A talk I gave to the Canterbury branch of the SWP on 15/8
A while ago I wrote a response to an anti-Trotskyist leaflet1. It claimed that, by rejecting the possibility of ‘socialism in one country’, we try to put down “those who have the temerity to go on and build socialism”. It was a Stalinist group that put out this leaflet, but an orthodox Trotskyist could easily have written it. One of the groups I spoke to at the Marxism festival was the International Bolshevik Tendency2, who are supporters of the theory that the Soviet Union (along with many other countries) was a “deformed” or “degenerated workers’ state”. Their spokesperson wagged a finger at me and told me about how awful it is that the SWP looks at the Hungarian uprising of ‘56 positively, rather than as an act of counterrevolution, and how we think a socialist revolution still needs to take place in North Korea.

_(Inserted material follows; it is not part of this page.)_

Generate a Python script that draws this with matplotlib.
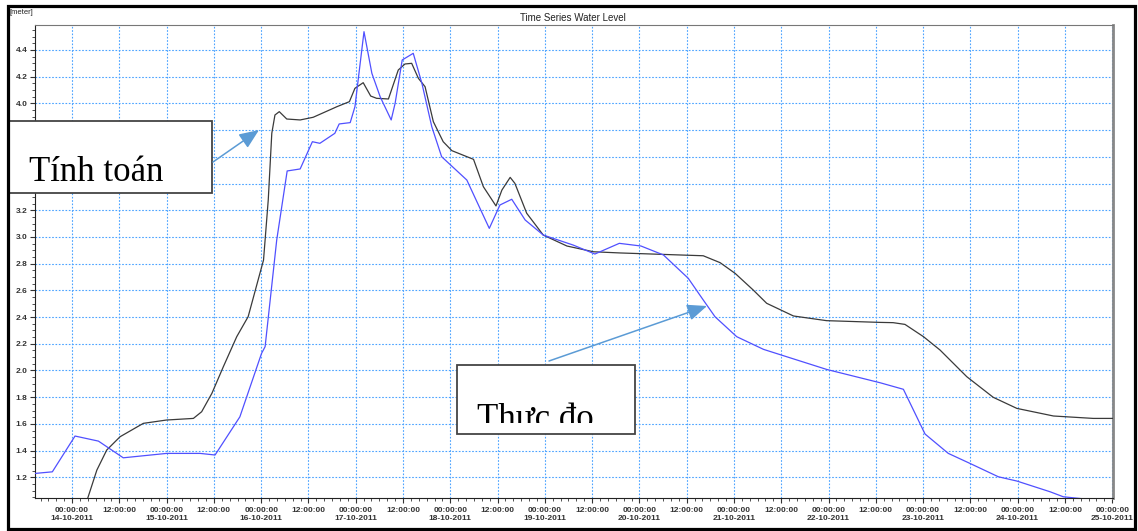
import matplotlib
matplotlib.use("Agg")
import matplotlib.pyplot as plt
from matplotlib.patches import Rectangle, FancyArrowPatch
from matplotlib.ticker import MultipleLocator, FixedLocator
from matplotlib.transforms import Bbox, TransformedBbox
import numpy as np

# hours counted from 14-10-2011 00:00:00
tinh_toan_h = [3.5, 6.3, 8.8, 12.2, 18.1, 24.0, 30.8, 32.9, 35.5, 38.4, 41.8, 44.7,
               48.6, 49.8, 50.7, 51.5, 52.6, 54.5, 57.9, 61.2, 66.3, 67.2, 70.4,
               71.8, 73.9, 75.8, 77.3, 80.3, 82.8, 84.5, 86.2, 87.9, 89.6, 91.7,
               94.2, 96.4, 101.9, 104.4, 107.6, 109.1, 111.2, 112.4, 115.4, 119.6,
               125.6, 132.3, 139.1, 160.2, 164.5, 168.3, 172.9, 176.3, 183.1, 191.5,
               205.1, 208.4, 211.4, 216.1, 220.3, 227.1, 233.8, 239.8, 249.1, 259.2, 264.2]
tinh_toan_v = [1.00, 1.254, 1.404, 1.504, 1.604, 1.629, 1.641, 1.691, 1.829, 2.028, 2.253, 2.403,
               2.827, 3.277, 3.776, 3.913, 3.938, 3.883, 3.876, 3.896, 3.963, 3.975, 4.013,
               4.113, 4.155, 4.055, 4.038, 4.033, 4.250, 4.295, 4.300, 4.188, 4.125, 3.863,
               3.713, 3.646, 3.581, 3.376, 3.232, 3.351, 3.446, 3.401, 3.177, 3.014,
               2.932, 2.889, 2.880, 2.859, 2.807, 2.727, 2.602, 2.503, 2.408, 2.373,
               2.360, 2.358, 2.345, 2.253, 2.153, 1.953, 1.799, 1.716, 1.659, 1.641, 1.641]

thuc_do_h = [-9.4, -5.0, 0.76, 6.7, 13.0, 24.0, 32.5, 36.3, 42.6, 48.1, 49.0, 51.95,
             54.6, 57.9, 61.0, 62.9, 66.7, 67.8, 70.6, 71.8, 74.1, 76.1, 78.2, 81.0,
             82.0, 83.8, 86.6, 88.8, 91.3, 93.8, 100.2, 105.9, 108.6, 111.6, 115.0,
             119.6, 127.2, 132.7, 138.9, 144.4, 150.1, 156.4, 160.2, 163.2, 168.7,
             175.5, 191.5, 205.1, 211.0, 216.5, 222.4, 227.9, 235.1, 239.8, 248.2,
             251.6, 256.3]
thuc_do_v = [1.229, 1.241, 1.509, 1.471, 1.346, 1.379, 1.379, 1.367, 1.653, 2.128, 2.178, 2.977,
             3.494, 3.509, 3.713, 3.701, 3.776, 3.846, 3.856, 3.975, 4.537, 4.225, 4.050, 3.876,
             4.001, 4.325, 4.375, 4.150, 3.826, 3.601, 3.426, 3.064, 3.239, 3.282, 3.127,
             3.014, 2.939, 2.872, 2.952, 2.932, 2.865, 2.690, 2.528, 2.402, 2.253,
             2.158, 2.008, 1.908, 1.859, 1.524, 1.379, 1.304, 1.204, 1.172, 1.092,
             1.054, 1.040]

day_labels = ["14-10-2011", "15-10-2011", "16-10-2011", "17-10-2011", "18-10-2011", "19-10-2011",
              "20-10-2011", "21-10-2011", "22-10-2011", "23-10-2011", "24-10-2011", "25-10-2011"]

W, H = 1138, 531
fig = plt.figure(figsize=(W / 100, H / 100), dpi=100)
fig.patch.set_facecolor("white")


def fx(px):
    return px / W


def fy(py):
    return 1 - py / H


ax = fig.add_axes([fx(35), fy(498), fx(1113) - fx(35), fy(25) - fy(498)])
ax.plot(tinh_toan_h, tinh_toan_v, color="#3a3a3a", lw=0.9, zorder=3)
ax.plot(thuc_do_h, thuc_do_v, color="#5050ff", lw=0.9, zorder=3)

ax.set_xlim(-9.4, 264.2)
ax.set_ylim(1.045, 4.587)

# x ticks every 12 hours, minor every 2 hours
major_x = np.arange(0, 265, 12)
ax.xaxis.set_major_locator(FixedLocator(major_x))
ax.xaxis.set_minor_locator(MultipleLocator(2))
xlabels = []
for h in major_x:
    if h % 24 == 0:
        xlabels.append("00:00:00\n" + day_labels[int(h // 24)])
    else:
        xlabels.append("12:00:00")
ax.set_xticklabels(xlabels, linespacing=1.15)

ax.yaxis.set_major_locator(FixedLocator(np.arange(1.2, 4.45, 0.2)))
ax.yaxis.set_minor_locator(MultipleLocator(0.05))
ax.yaxis.set_major_formatter(plt.FuncFormatter(lambda v, p: f"{v:.1f}"))

ax.tick_params(axis="both", which="major", length=3.5, width=0.8, labelsize=6,
               colors="#333333", pad=2)
ax.tick_params(axis="x", which="major", pad=3)
ax.tick_params(axis="both", which="minor", length=2, width=0.6, colors="#333333")
for lbl in ax.get_xticklabels() + ax.get_yticklabels():
    lbl.set_family("Liberation Sans")
    lbl.set_fontweight("bold")

ax.grid(True, which="major", color="#4aa3ff", lw=0.8, linestyle=(0, (1.5, 1.5)), zorder=1)

ax.spines["left"].set_color("#222222")
ax.spines["bottom"].set_color("#222222")
ax.spines["top"].set_color("#777777")
ax.spines["top"].set_linewidth(0.8)
ax.spines["right"].set_color("#888888")
ax.spines["right"].set_linewidth(2)

fig.text(fx(573), fy(18), "Time Series Water Level", ha="center", va="center",
         fontsize=7, family="Liberation Sans", color="#222222")
fig.text(fx(10), fy(12), "[meter]", ha="left", va="center",
         fontsize=5.5, family="Liberation Sans", color="#222222")

# callout boxes
box1 = Rectangle((fx(8), fy(193)), fx(212) - fx(8), fy(121) - fy(193), transform=fig.transFigure,
                 facecolor="white", edgecolor="#444444", lw=1.3, zorder=5)
fig.add_artist(box1)
fig.text(fx(29), fy(181), "Tính toán", ha="left", va="baseline", fontsize=25,
         family="Liberation Serif", color="black", zorder=6)

box2 = Rectangle((fx(457), fy(434)), fx(635) - fx(457), fy(365) - fy(434), transform=fig.transFigure,
                 facecolor="white", edgecolor="#444444", lw=1.3, zorder=5)
fig.add_artist(box2)
t2 = fig.text(fx(477), fy(428), "Thực đo", ha="left", va="baseline", fontsize=25,
              family="Liberation Serif", color="black", zorder=6)
clip = TransformedBbox(Bbox.from_extents(fx(457), fy(423), fx(635), fy(365)), fig.transFigure)
t2.set_clip_box(clip)
t2.set_clip_on(True)

arrow_kw = dict(transform=fig.transFigure, arrowstyle="-|>,head_length=1.2,head_width=0.5",
                mutation_scale=10, color="#5b9bd5", lw=1.1, zorder=6, shrinkA=0, shrinkB=0)
fig.add_artist(FancyArrowPatch((fx(213), fy(162)), (fx(259), fy(130)), **arrow_kw))
fig.add_artist(FancyArrowPatch((fx(549), fy(361)), (fx(707), fy(306)), **arrow_kw))

# outer frame
frame = Rectangle((fx(7.5), fy(528.5)), fx(1134.5) - fx(7.5), fy(5.5) - fy(528.5),
                  transform=fig.transFigure, facecolor="none", edgecolor="black", lw=2.3, zorder=10)
fig.add_artist(frame)

fig.savefig("out.png", dpi=100, facecolor="white")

So although as part of this talk I won’t be going over the arguments of the most uncritical Stalinists, I will be going part of the way to addressing that position, since the so-called Orthodox Trotskyists are themselves so often counterrevolutionary and apologists for Stalinism. It sounds like nonsense to say that a Trotskyist could be guilty of this, but Cliff explained well how it happens, and how it comes from following Trotsky dogmatically but losing his essence, and abandoning classical Marxism3.